The exercise | Give every line of the data again, unchanged, but with no pictures.

— begin Material provided —

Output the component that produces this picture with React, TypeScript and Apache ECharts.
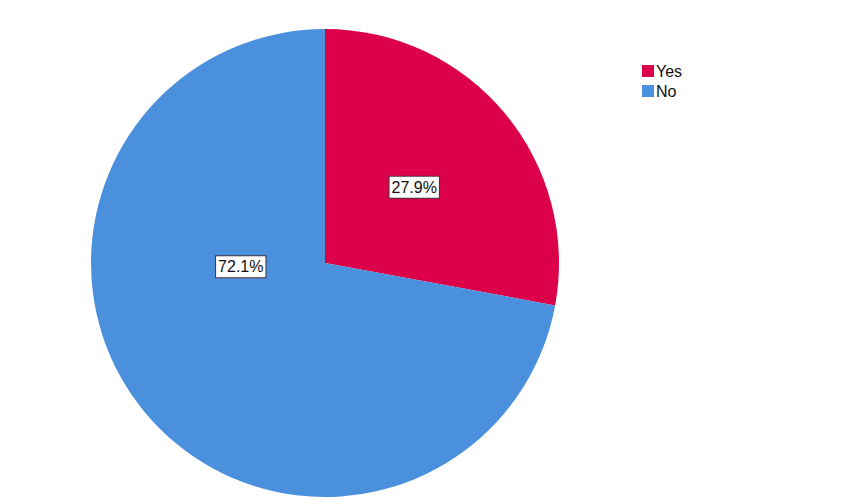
import React, { useEffect, useRef } from "react";
import * as echarts from "echarts";

const categories = ["Yes", "No"];
const percents = [27.9, 72.1];
const colors = ["#DC004B", "#4A90DC"];

export default function App() {
  const ref = useRef<HTMLDivElement>(null);
  useEffect(() => {
    const chart = echarts.init(ref.current!, null, { renderer: "svg" });
    chart.setOption({
      animation: false,
      backgroundColor: "#ffffff",
      legend: {
        orient: "vertical",
        left: 637,
        top: 58,
        padding: 5,
        itemWidth: 12,
        itemHeight: 12,
        itemGap: 4,
        icon: "rect",
        textStyle: { fontFamily: "Liberation Sans, Arial, sans-serif", fontSize: 16, color: "#111", padding: [0, 0, 0, -3] },
        data: categories,
      },
      series: [
        {
          type: "pie",
          center: [325, 263],
          radius: 234,
          startAngle: 90,
          clockwise: true,
          silent: true,
          data: categories.map((c, i) => ({
            name: c,
            value: percents[i],
            itemStyle: { color: colors[i] },
          })),
          label: {
            show: true,
            position: "inside",
            formatter: (p: any) => p.value.toFixed(1) + "%",
            fontFamily: "Liberation Sans, Arial, sans-serif",
            fontSize: 16,
            color: "#111",
            backgroundColor: "#ffffff",
            borderColor: "#4a3040",
            borderWidth: 1,
            padding: [3, 2, 2, 2],
          },
          labelLine: { show: false },
          labelLayout: (params: any) =>
            params.dataIndex === 1 ? { dx: 8, dy: -73 } : { dx: -3, dy: 1 },
        },
      ],
    });
    return () => chart.dispose();
  }, []);
  return <div ref={ref} style={{ width: 854, height: 504, marginLeft: -8, marginTop: -8 }} />;
}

— end Material provided —

Result for this task |
Output the component that produces this picture with React, TypeScript and Apache ECharts.
import React, { useEffect, useRef } from "react";
import * as echarts from "echarts";

const categories = ["Yes", "No"];
const percents = [27.9, 72.1];
const colors = ["#DC004B", "#4A90DC"];

export default function App() {
  const ref = useRef<HTMLDivElement>(null);
  useEffect(() => {
    const chart = echarts.init(ref.current!, null, { renderer: "svg" });
    chart.setOption({
      animation: false,
      backgroundColor: "#ffffff",
      legend: {
        orient: "vertical",
        left: 637,
        top: 58,
        padding: 5,
        itemWidth: 12,
        itemHeight: 12,
        itemGap: 4,
        icon: "rect",
        textStyle: { fontFamily: "Liberation Sans, Arial, sans-serif", fontSize: 16, color: "#111", padding: [0, 0, 0, -3] },
        data: categories,
      },
      series: [
        {
          type: "pie",
          center: [325, 263],
          radius: 234,
          startAngle: 90,
          clockwise: true,
          silent: true,
          data: categories.map((c, i) => ({
            name: c,
            value: percents[i],
            itemStyle: { color: colors[i] },
          })),
          label: {
            show: true,
            position: "inside",
            formatter: (p: any) => p.value.toFixed(1) + "%",
            fontFamily: "Liberation Sans, Arial, sans-serif",
            fontSize: 16,
            color: "#111",
            backgroundColor: "#ffffff",
            borderColor: "#4a3040",
            borderWidth: 1,
            padding: [3, 2, 2, 2],
          },
          labelLine: { show: false },
          labelLayout: (params: any) =>
            params.dataIndex === 1 ? { dx: 8, dy: -73 } : { dx: -3, dy: 1 },
        },
      ],
    });
    return () => chart.dispose();
  }, []);
  return <div ref={ref} style={{ width: 854, height: 504, marginLeft: -8, marginTop: -8 }} />;
}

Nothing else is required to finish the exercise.